-- THE REQUEST --
Reproduce exactly the lines below, from the first one through the line containing "const methods = ['ALP", and omit any pictures.

-- MATERIAL PROVIDED --
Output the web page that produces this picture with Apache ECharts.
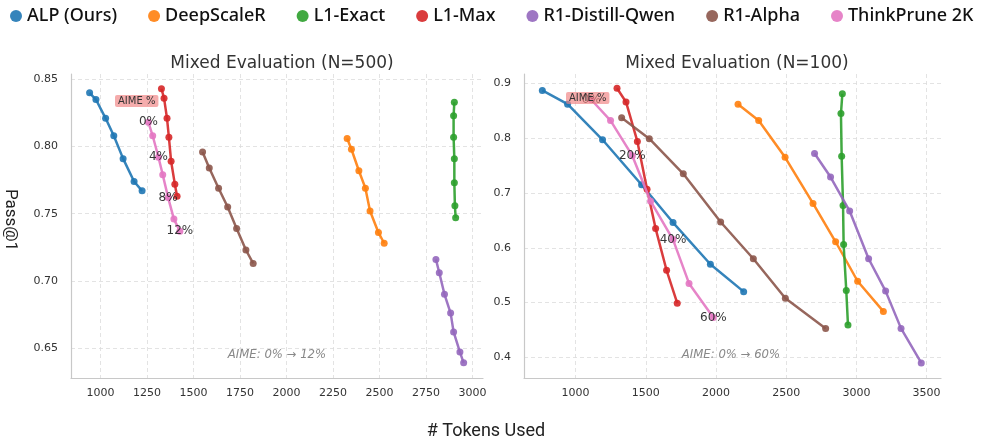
<!DOCTYPE html>
<html><head><meta charset="utf-8">
<script src="https://cdn.jsdelivr.net/npm/echarts@6/dist/echarts.min.js"></script>
<style>html,body{margin:0;padding:0;background:#fff}#c{width:981px;height:441px}</style>
</head><body><div id="c"></div>
<script>
// ---------- data ----------
const methods = ['ALP (Ours)','DeepScaleR','L1-Exact','L1-Max','R1-Distill-Qwen','R1-Alpha','ThinkPrune 2K'];

// Left panel: Mixed Evaluation (N=500)
const alpTok500  = [942, 976, 1028, 1072, 1122, 1181, 1224];
const alpAcc500  = [0.840, 0.835, 0.821, 0.808, 0.791, 0.774, 0.767];
const dsrTok500  = [2326, 2349, 2389, 2424, 2449, 2494, 2525];
const dsrAcc500  = [0.806, 0.798, 0.782, 0.769, 0.752, 0.736, 0.728];
const l1eTok500  = [2902, 2898, 2898, 2902, 2902, 2905, 2909];
const l1eAcc500  = [0.833, 0.823, 0.807, 0.791, 0.773, 0.756, 0.747];
const l1mTok500  = [1328, 1342, 1358, 1368, 1380, 1400, 1412];
const l1mAcc500  = [0.843, 0.836, 0.821, 0.807, 0.789, 0.772, 0.763];
const r1dTok500  = [2803, 2821, 2849, 2882, 2898, 2932, 2952];
const r1dAcc500  = [0.716, 0.706, 0.690, 0.676, 0.662, 0.647, 0.639];
const r1aTok500  = [1549, 1585, 1635, 1684, 1732, 1782, 1821];
const r1aAcc500  = [0.796, 0.784, 0.769, 0.755, 0.739, 0.723, 0.713];
const tpTok500   = [1258, 1281, 1312, 1335, 1364, 1395, 1427];
const tpAcc500   = [0.818, 0.808, 0.792, 0.779, 0.762, 0.746, 0.737];

// Right panel: Mixed Evaluation (N=100)
const alpTok100  = [763, 943, 1192, 1470, 1694, 1960, 2197];
const alpAcc100  = [0.887, 0.862, 0.797, 0.715, 0.646, 0.570, 0.520];
const dsrTok100  = [2157, 2304, 2492, 2691, 2852, 3009, 3192];
const dsrAcc100  = [0.862, 0.832, 0.765, 0.681, 0.611, 0.539, 0.484];
const l1eTok100  = [2900, 2890, 2895, 2905, 2909, 2928, 2940];
const l1eAcc100  = [0.881, 0.845, 0.767, 0.677, 0.606, 0.522, 0.459];
const l1mTok100  = [1295, 1359, 1440, 1509, 1570, 1648, 1724];
const l1mAcc100  = [0.891, 0.866, 0.794, 0.707, 0.635, 0.559, 0.499];
const r1dTok100  = [2702, 2816, 2952, 3087, 3208, 3318, 3462];
const r1dAcc100  = [0.772, 0.729, 0.667, 0.580, 0.521, 0.453, 0.390];
const r1aTok100  = [1328, 1525, 1767, 2033, 2266, 2494, 2781];
const r1aAcc100  = [0.837, 0.799, 0.735, 0.647, 0.580, 0.508, 0.453];
const tpTok100   = [1112, 1249, 1404, 1534, 1694, 1808, 1981];
const tpAcc100   = [0.870, 0.832, 0.768, 0.685, 0.615, 0.535, 0.473];

// tick values
const xTicks500 = [1000, 1250, 1500, 1750, 2000, 2250, 2500, 2750, 3000];
const yTicks500 = [0.65, 0.70, 0.75, 0.80, 0.85];
const xTicks100 = [1000, 1500, 2000, 2500, 3000, 3500];
const yTicks100 = [0.4, 0.5, 0.6, 0.7, 0.8, 0.9];

// AIME-% annotations on the ThinkPrune curve
const aimeIdx = [0, 2, 4, 6];
const aimeLabels500 = ['0%', '4%', '8%', '12%'];
const aimeLabels100 = ['0%', '20%', '40%', '60%'];

const titles = ['Mixed Evaluation (N=500)', 'Mixed Evaluation (N=100)'];
const aimeNotes = ['AIME: 0% \u2192 12%', 'AIME: 0% \u2192 60%'];

// ---------- styling ----------
const colors = ['#1f77b4','#ff7f0e','#2ca02c','#d62728','#9467bd','#8c564b','#e377c2'];
const tickFont = 'DejaVu Sans';

const left500 = [
  [alpTok500, alpAcc500],[dsrTok500, dsrAcc500],[l1eTok500, l1eAcc500],[l1mTok500, l1mAcc500],
  [r1dTok500, r1dAcc500],[r1aTok500, r1aAcc500],[tpTok500, tpAcc500]];
const right100 = [
  [alpTok100, alpAcc100],[dsrTok100, dsrAcc100],[l1eTok100, l1eAcc100],[l1mTok100, l1mAcc100],
  [r1dTok100, r1dAcc100],[r1aTok100, r1aAcc100],[tpTok100, tpAcc100]];

function buildData(tok, acc, labels) {
  return tok.map((t, i) => {
    const item = { value: [t, acc[i]] };
    if (labels) {
      const k = aimeIdx.indexOf(i);
      if (k >= 0) {
        item.label = {
          show: true, formatter: labels[k], position: 'inside', offset: [0, 8],
          color: '#222', fontSize: 12, fontFamily: tickFont
        };
      }
    }
    return item;
  });
}

const series = [];
[left500, right100].forEach((panel, p) => {
  panel.forEach((pair, m) => {
    const isTP = m === 6;
    series.push({
      type: 'line', name: methods[m], xAxisIndex: p, yAxisIndex: p,
      data: buildData(pair[0], pair[1], isTP ? (p === 0 ? aimeLabels500 : aimeLabels100) : null),
      symbol: 'circle', symbolSize: 7, showSymbol: true,
      lineStyle: { width: 2.5, color: colors[m], opacity: 0.9 },
      itemStyle: { color: colors[m], opacity: 0.9 },
      label: { show: false },
      labelLayout: { hideOverlap: false },
      emphasis: { disabled: true },
      animation: false, z: 2 + m
    });
  });
});

const gridL = { left: 71, top: 74, width: 412, height: 304 };
const gridR = { left: 524, top: 74, width: 417, height: 304 };

const gridLineStyle = { color: '#dcdcdc', type: [4, 3], width: 0.8 };

function xAxis(idx, min, max, ticks) {
  return {
    type: 'value', gridIndex: idx, min, max,
    axisLine: { show: true, lineStyle: { color: '#c8c8c8', width: 1.2 } },
    axisTick: { show: false, customValues: ticks },
    axisLabel: { color: '#333', fontSize: 11, fontFamily: tickFont, margin: 10, customValues: ticks,
      formatter: v => String(Math.round(v)) },
    splitLine: { show: true, lineStyle: gridLineStyle }
  };
}
function yAxis(idx, min, max, ticks, digits) {
  return {
    type: 'value', gridIndex: idx, min, max,
    axisLine: { show: true, lineStyle: { color: '#c8c8c8', width: 1.2 } },
    axisTick: { show: false, customValues: ticks },
    axisLabel: { color: '#333', fontSize: 11, fontFamily: tickFont, margin: 13, customValues: ticks,
      formatter: v => Number(v).toFixed(digits) },
    splitLine: { show: true, lineStyle: gridLineStyle }
  };
}

const chart = echarts.init(document.getElementById('c'), null, { renderer: 'canvas' });
chart.setOption({
  animation: false,
  backgroundColor: '#fff',
  color: colors,
  legend: {
    data: methods, top: 7, left: 10, itemGap: 31, padding: 0, width: 975,
    icon: 'circle', itemWidth: 12, itemHeight: 12,
    textStyle: { fontSize: 18, fontFamily: 'Noto Sans', color: '#111', fontWeight: 500 },
    selectedMode: false
  },
  title: [
    { text: titles[0], left: 277, top: 50, textAlign: 'center',
      textStyle: { fontSize: 17, fontWeight: 'normal', fontFamily: tickFont, color: '#333' } },
    { text: titles[1], left: 732, top: 50, textAlign: 'center',
      textStyle: { fontSize: 17, fontWeight: 'normal', fontFamily: tickFont, color: '#333' } }
  ],
  grid: [gridL, gridR],
  xAxis: [xAxis(0, 842, 3056, xTicks500), xAxis(1, 632.5, 3602.6, xTicks100)],
  yAxis: [yAxis(0, 0.6277, 0.854, yTicks500, 2), yAxis(1, 0.3625, 0.917, yTicks100, 1)],
  series: series,
  graphic: [
    { type: 'text', left: 115, top: 95, z: 100,
      style: { text: 'AIME %', fontSize: 10, fontFamily: tickFont, fill: '#333',
        backgroundColor: 'rgba(240,128,128,0.65)', padding: [1, 3, 1, 3], borderRadius: 2 } },
    { type: 'text', left: 566, top: 92, z: 100,
      style: { text: 'AIME %', fontSize: 10, fontFamily: tickFont, fill: '#333',
        backgroundColor: 'rgba(240,128,128,0.65)', padding: [1, 3, 1, 3], borderRadius: 2 } },
    { type: 'text', x: 277, y: 355, z: 100,
      style: { text: aimeNotes[0], fontSize: 11.7, fontStyle: 'italic', fontFamily: tickFont,
        fill: '#888', align: 'center', verticalAlign: 'middle' } },
    { type: 'text', x: 731, y: 355, z: 100,
      style: { text: aimeNotes[1], fontSize: 11.7, fontStyle: 'italic', fontFamily: tickFont,
        fill: '#888', align: 'center', verticalAlign: 'middle' } },
    { type: 'text', x: 10, y: 220, rotation: -Math.PI / 2, z: 100,
      style: { text: 'Pass@1', fontSize: 17, fontFamily: 'Roboto', fill: '#222',
        align: 'center', verticalAlign: 'middle' } },
    { type: 'text', x: 486, y: 431, z: 100,
      style: { text: '# Tokens Used', fontSize: 18, fontFamily: 'Roboto', fill: '#222',
        align: 'center', verticalAlign: 'middle' } }
  ]
});
</script></body></html>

-- THE REPLY --
Output the web page that produces this picture with Apache ECharts.
<!DOCTYPE html>
<html><head><meta charset="utf-8">
<script src="https://cdn.jsdelivr.net/npm/echarts@6/dist/echarts.min.js"></script>
<style>html,body{margin:0;padding:0;background:#fff}#c{width:981px;height:441px}</style>
</head><body><div id="c"></div>
<script>
// ---------- data ----------
const methods = ['ALP (Ours)','DeepScaleR','L1-Exact','L1-Max','R1-Distill-Qwen','R1-Alpha','ThinkPrune 2K'];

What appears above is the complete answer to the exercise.